October 18, 2011
SEOUL (AFP) - Tens of thousands of South Korean restaurant owners closed for lunch on Tuesday in protest at having to pay credit card companies high commission fees.
Police said that around 50,000 small restaurants in Seoul and nearby areas observed the boycott, out of a total of 170,000 in and around the capital.
Approximately 25,000 restaurateurs staged a rally in a southern Seoul stadium, witnesses estimated.
"We want an immediate lowering of high credit card commission fees, which are killing small merchants," read one placard.
The rally was organised by the Korea Restaurant Association, which has 460,000 members with total annual sales estimated at 70 trillion won ($61 billion).
The association denounced card firms for collecting high commissions of 2.7 percent from them, while petrol stations, department stores and golf course operators pay just 1.5 percent.
It called for fees for restaurants to also be cut to 1.5 percent.
Card firms offered Monday to slash the fees by an average of 0.2 percent for small merchants, but the association rejected it as insufficient.
The association is also urging the government to ease tight restrictions on hiring foreign workers and opposes proposed legislation allowing retailers to refuse customers who want to use credit cards for small transactions.

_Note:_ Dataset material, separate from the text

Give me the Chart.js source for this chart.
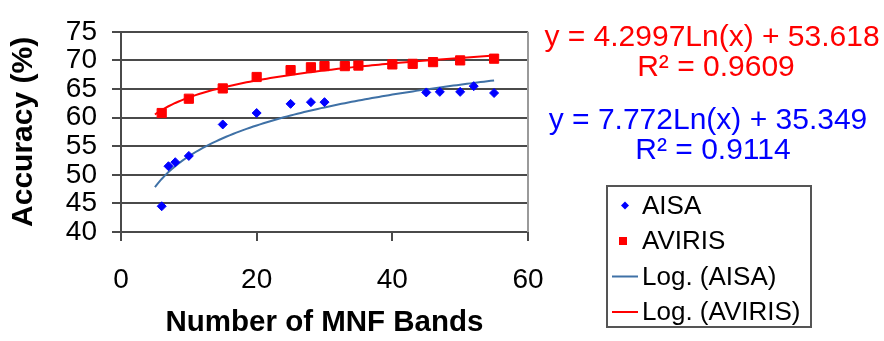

Currently retailers who refuse to accept credit cards can be jailed or fined.
The Financial Services Commission plans to set the lower limit on card payments at 10,000 won, saying this would ease the financial burden on small merchants.
But retailers say it will only deter customers in a country with one of the world's highest rates of credit card usage -- where shoppers use plastic even to buy a take-away cup of coffee.